Objective –
Output every line of the material exactly, omitting images.

>> start Available data

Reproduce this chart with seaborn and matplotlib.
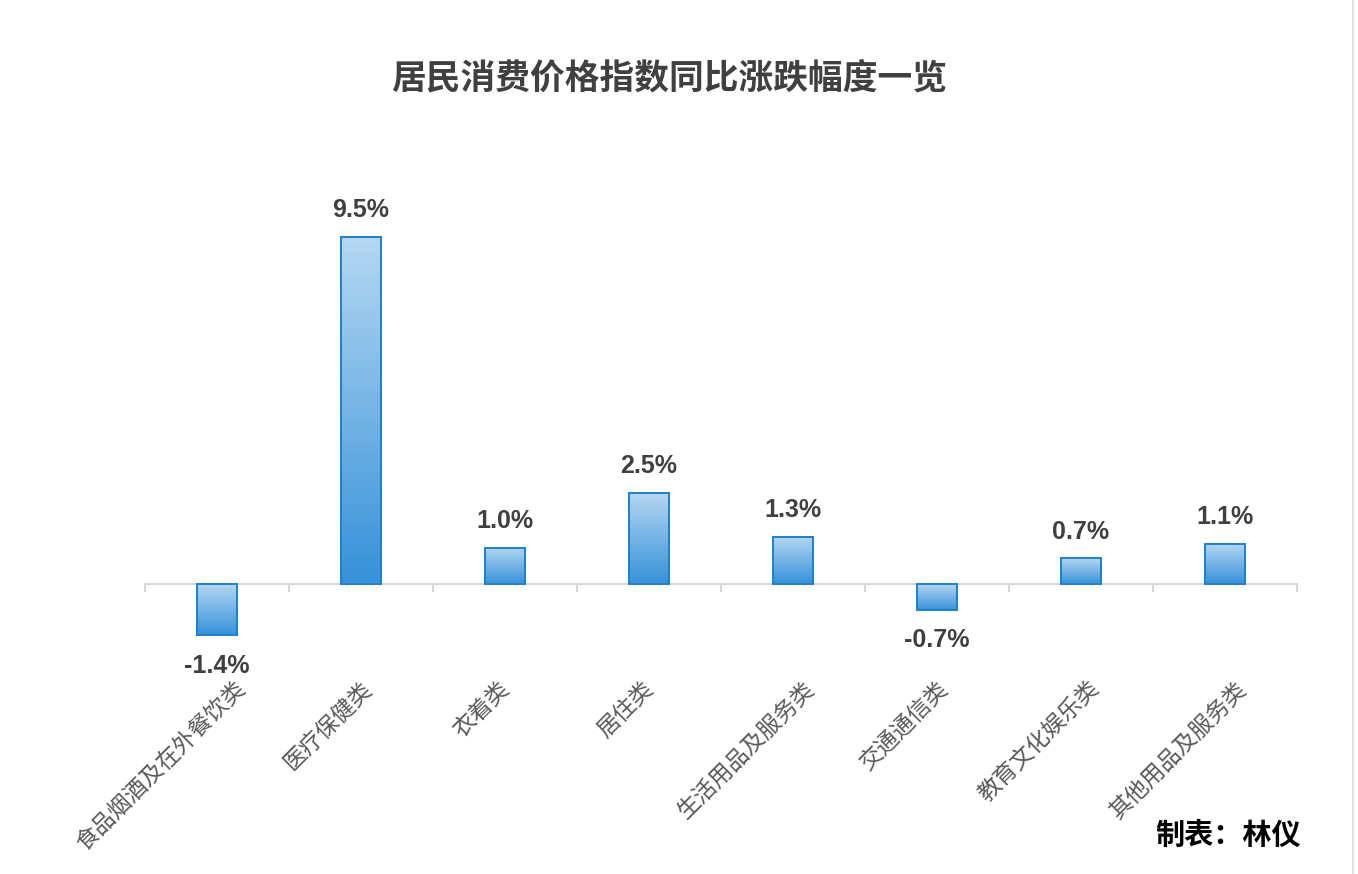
import numpy as np
import pandas as pd
import matplotlib
matplotlib.use("Agg")
import matplotlib.pyplot as plt
import seaborn as sns
from matplotlib.colors import LinearSegmentedColormap
from matplotlib.transforms import ScaledTranslation
from matplotlib.lines import Line2D

# ---------------------------
# data
# ---------------------------
categories = ['食品烟酒及在外餐饮类', '医疗保健类', '衣着类', '居住类',
              '生活用品及服务类', '交通通信类', '教育文化娱乐类', '其他用品及服务类']
changes = [-1.4, 9.5, 1.0, 2.5, 1.3, -0.7, 0.7, 1.1]
value_labels = ['-1.4%', '9.5%', '1.0%', '2.5%', '1.3%', '-0.7%', '0.7%', '1.1%']
title = '居民消费价格指数同比涨跌幅度一览'
credit = '制表：林仪'

sns.set_theme(style="white")
plt.rcParams['font.family'] = ['Noto Sans CJK SC', 'DejaVu Sans']

W, H = 1358, 874
fig = plt.figure(figsize=(W / 100, H / 100), dpi=100)
ax = fig.add_axes([145 / W, (H - 657) / H, 1152 / W, 456.25 / H])

df = pd.DataFrame({'cat': categories, 'val': changes})
sns.barplot(data=df, x='cat', y='val', width=0.28, color='#5aa6e0',
            saturation=1, ax=ax)

# gradient fill (light top -> darker bottom) clipped to each bar
cmap = LinearSegmentedColormap.from_list('bar', ['#b5d7f2', '#3692d9'])
grad = np.linspace(0, 1, 256).reshape(-1, 1)
for p in ax.patches:
    x0, w = p.get_x(), p.get_width()
    y0, h = p.get_y(), p.get_height()
    lo, hi = min(y0, y0 + h), max(y0, y0 + h)
    im = ax.imshow(grad, extent=[x0, x0 + w, lo, hi], origin='upper',
                   aspect='auto', cmap=cmap, zorder=2)
    im.set_clip_path(p)
    p.set_facecolor('none')
    p.set_edgecolor('#1b80cf')
    p.set_linewidth(1.4)
    p.set_zorder(3)

ax.set_xlim(-0.5, 7.5)
ax.set_ylim(-2, 10.5)

# value labels
for i, (v, s) in enumerate(zip(changes, value_labels)):
    dy = 19.4 if v > 0 else -22
    ax.annotate(s, (i, v), xytext=(0, dy), textcoords='offset points',
                ha='center', va='center', fontsize=18, fontweight='bold',
                color='#404040', family=['Liberation Sans', 'DejaVu Sans'])

# rotated category labels
for i, c in enumerate(categories):
    dx = 8 + 3.4 * (len(c) - 5)
    tr = ax.transData + ScaledTranslation(dx / 100, -101 / 100, fig.dpi_scale_trans)
    ax.text(i, 0, c, transform=tr, rotation=45, rotation_mode='anchor',
            ha='right', va='center', fontsize=16.5, color='#595959')

# axis styling
for side in ['top', 'right', 'left']:
    ax.spines[side].set_visible(False)
ax.spines['bottom'].set_position(('data', 0))
ax.spines['bottom'].set_color('#d6d6d6')
ax.spines['bottom'].set_linewidth(1.5)
ax.set_xticks(range(len(categories)))
ax.set_xticklabels([])
ax.set_xticks(np.arange(-0.5, len(categories), 1), minor=True)
ax.tick_params(axis='x', which='major', length=0)
ax.tick_params(axis='x', which='minor', bottom=True, length=5.8, width=1.5,
               color='#d6d6d6', direction='out')
ax.set_yticks([])
ax.set_xlabel('')
ax.set_ylabel('')
ax.set_facecolor('none')

fig.text(669 / W, 1 - 78 / H, title, ha='center', va='center',
         fontsize=25, fontweight='bold', color='#404040')
fig.text(1155 / W, 1 - 835 / H, credit, ha='left', va='center',
         fontsize=21, fontweight='bold', color='black')
fig.add_artist(Line2D([1353 / W, 1353 / W], [0, 1], transform=fig.transFigure,
                      color='#e2e2e2', lw=1.5))

fig.savefig('out.png', dpi=100, facecolor='white')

>> end Available data

Reply to the task –
Reproduce this chart with seaborn and matplotlib.
import numpy as np
import pandas as pd
import matplotlib
matplotlib.use("Agg")
import matplotlib.pyplot as plt
import seaborn as sns
from matplotlib.colors import LinearSegmentedColormap
from matplotlib.transforms import ScaledTranslation
from matplotlib.lines import Line2D

# ---------------------------
# data
# ---------------------------
categories = ['食品烟酒及在外餐饮类', '医疗保健类', '衣着类', '居住类',
              '生活用品及服务类', '交通通信类', '教育文化娱乐类', '其他用品及服务类']
changes = [-1.4, 9.5, 1.0, 2.5, 1.3, -0.7, 0.7, 1.1]
value_labels = ['-1.4%', '9.5%', '1.0%', '2.5%', '1.3%', '-0.7%', '0.7%', '1.1%']
title = '居民消费价格指数同比涨跌幅度一览'
credit = '制表：林仪'

sns.set_theme(style="white")
plt.rcParams['font.family'] = ['Noto Sans CJK SC', 'DejaVu Sans']

W, H = 1358, 874
fig = plt.figure(figsize=(W / 100, H / 100), dpi=100)
ax = fig.add_axes([145 / W, (H - 657) / H, 1152 / W, 456.25 / H])

df = pd.DataFrame({'cat': categories, 'val': changes})
sns.barplot(data=df, x='cat', y='val', width=0.28, color='#5aa6e0',
            saturation=1, ax=ax)

# gradient fill (light top -> darker bottom) clipped to each bar
cmap = LinearSegmentedColormap.from_list('bar', ['#b5d7f2', '#3692d9'])
grad = np.linspace(0, 1, 256).reshape(-1, 1)
for p in ax.patches:
    x0, w = p.get_x(), p.get_width()
    y0, h = p.get_y(), p.get_height()
    lo, hi = min(y0, y0 + h), max(y0, y0 + h)
    im = ax.imshow(grad, extent=[x0, x0 + w, lo, hi], origin='upper',
                   aspect='auto', cmap=cmap, zorder=2)
    im.set_clip_path(p)
    p.set_facecolor('none')
    p.set_edgecolor('#1b80cf')
    p.set_linewidth(1.4)
    p.set_zorder(3)

ax.set_xlim(-0.5, 7.5)
ax.set_ylim(-2, 10.5)

# value labels
for i, (v, s) in enumerate(zip(changes, value_labels)):
    dy = 19.4 if v > 0 else -22
    ax.annotate(s, (i, v), xytext=(0, dy), textcoords='offset points',
                ha='center', va='center', fontsize=18, fontweight='bold',
                color='#404040', family=['Liberation Sans', 'DejaVu Sans'])

# rotated category labels
for i, c in enumerate(categories):
    dx = 8 + 3.4 * (len(c) - 5)
    tr = ax.transData + ScaledTranslation(dx / 100, -101 / 100, fig.dpi_scale_trans)
    ax.text(i, 0, c, transform=tr, rotation=45, rotation_mode='anchor',
            ha='right', va='center', fontsize=16.5, color='#595959')

# axis styling
for side in ['top', 'right', 'left']:
    ax.spines[side].set_visible(False)
ax.spines['bottom'].set_position(('data', 0))
ax.spines['bottom'].set_color('#d6d6d6')
ax.spines['bottom'].set_linewidth(1.5)
ax.set_xticks(range(len(categories)))
ax.set_xticklabels([])
ax.set_xticks(np.arange(-0.5, len(categories), 1), minor=True)
ax.tick_params(axis='x', which='major', length=0)
ax.tick_params(axis='x', which='minor', bottom=True, length=5.8, width=1.5,
               color='#d6d6d6', direction='out')
ax.set_yticks([])
ax.set_xlabel('')
ax.set_ylabel('')
ax.set_facecolor('none')

fig.text(669 / W, 1 - 78 / H, title, ha='center', va='center',
         fontsize=25, fontweight='bold', color='#404040')
fig.text(1155 / W, 1 - 835 / H, credit, ha='left', va='center',
         fontsize=21, fontweight='bold', color='black')
fig.add_artist(Line2D([1353 / W, 1353 / W], [0, 1], transform=fig.transFigure,
                      color='#e2e2e2', lw=1.5))

fig.savefig('out.png', dpi=100, facecolor='white')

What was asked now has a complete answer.